Choosing Speaker Gifts
November 6 2013
By Beth Brooks, CAE
A recent listserv posting caught my attention. An association was looking for suggestions for speaker gifts in the $15-20 range. The replies were varied with people suggesting plaques, mugs, association logo’d gifts, gift cards, and regional food gifts.
As someone who has selected speaker gifts for over 30 years, I find this subject interesting and one on which I have some very strong opinions. Because I am the wife of a professional speaker, I have firsthand experience in seeing some of these gifts (many never made it home). To help you think through this common decision, here are some questions to consider:
Why are you giving a gift? If the speaker is also getting an honorarium, why are you giving a small token gift? The payment should be enough. If they are not being paid, then you really need to think about what you are giving them and how much you are paying (see number 5). Many times a handwritten note of appreciation is more meaningful to a volunteer than an inexpensive gift.
Who is the speaker? If the speaker does this for a living, or speaks as part of their job, they have all the mugs, pens, travel wallets, coffee table books and local trinkets they can handle. Many speakers arrive in the early evening, speak the next morning and fly out. They don’t need any more stuff. If you really want to do something, give them something they can carry easily (like in their wallet).
Are they a celebrity? They are in a whole other category. If you have a celebrity, you are probably paying a lot to have them speak. Depending on how long they will be in town/their room, you might consider asking their agent if they have a preference for a snack/liquor. They certainly don’t need any logo’d knickknacks.
Are they flying? My husband once received a 24” x 24” beautifully framed piece of art as a gift. A beautiful gift. He was speaking out of state, so flying home with it was not an option. They assured him they would ship it to him. He never received it, and after numerous inquiries, he laughing thinks this was their token grand “gift” that they gave all their keynoters each year… over and over again.
Make sure your gift is portable, and small. Many times, your money is better spent on a limo driver that will transport them to/from the airport or around town.
What is the true cost of the gift? If you have 50 speakers and give them each a gift valued at $25, it adds up. But what can you really get for $25? Then you have to wrap it, put it in a nice bag, deliver to their room… the cost can then be $35 to $40 each.
Again, is that gift so wonderful that it is worth the cost?
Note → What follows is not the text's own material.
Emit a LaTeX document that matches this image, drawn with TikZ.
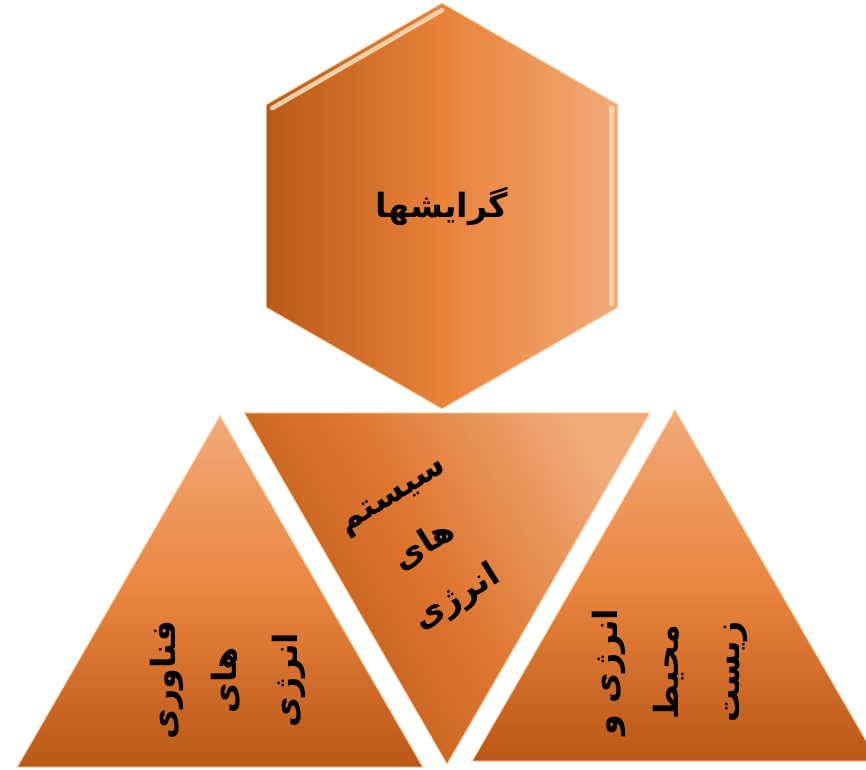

I know that many well intentioned gifts get left in the hotel room, and I just hate the thought of the time and money spent just to be thrown away.
What is the gift? Fruit baskets seem fine, but if the speaker gets in late and leaves the next morning, chances are it will be untouched.
As you can see, some people think it is OK to give a paper certificate to volunteer speakers. Believe me, no one except kindergartners think it is great to get a paper certificate.
Same with plaques – you can only show off so many plaques.
I remember visiting a retired member and he proudly took me to his garage where each wall was solidly covered in plaques that he had received.
- When in doubt, ask. Some organizers call the speaker and ask – do you want a fruit basket, local gift or a donation to a charity?
So what are some good ideas? I have heard from speakers that they appreciate bottles of water in the hotel room. Alcohol can also be appreciated as long as they can get it home (driving to the venue or checking their bag when flying).
Gifts my husband really loved have included a tasteful navy all weather pullover (with small logo on sleeve), a nice shoulder bag for a computer and several fine writing pens.
Bottom line – think about the recipient first, then the gift. In some cases, I don’t think a speaker gift is needed at all. But if you want to do something, make it meaningful, useful, portable, or so tasty they just can’t resist.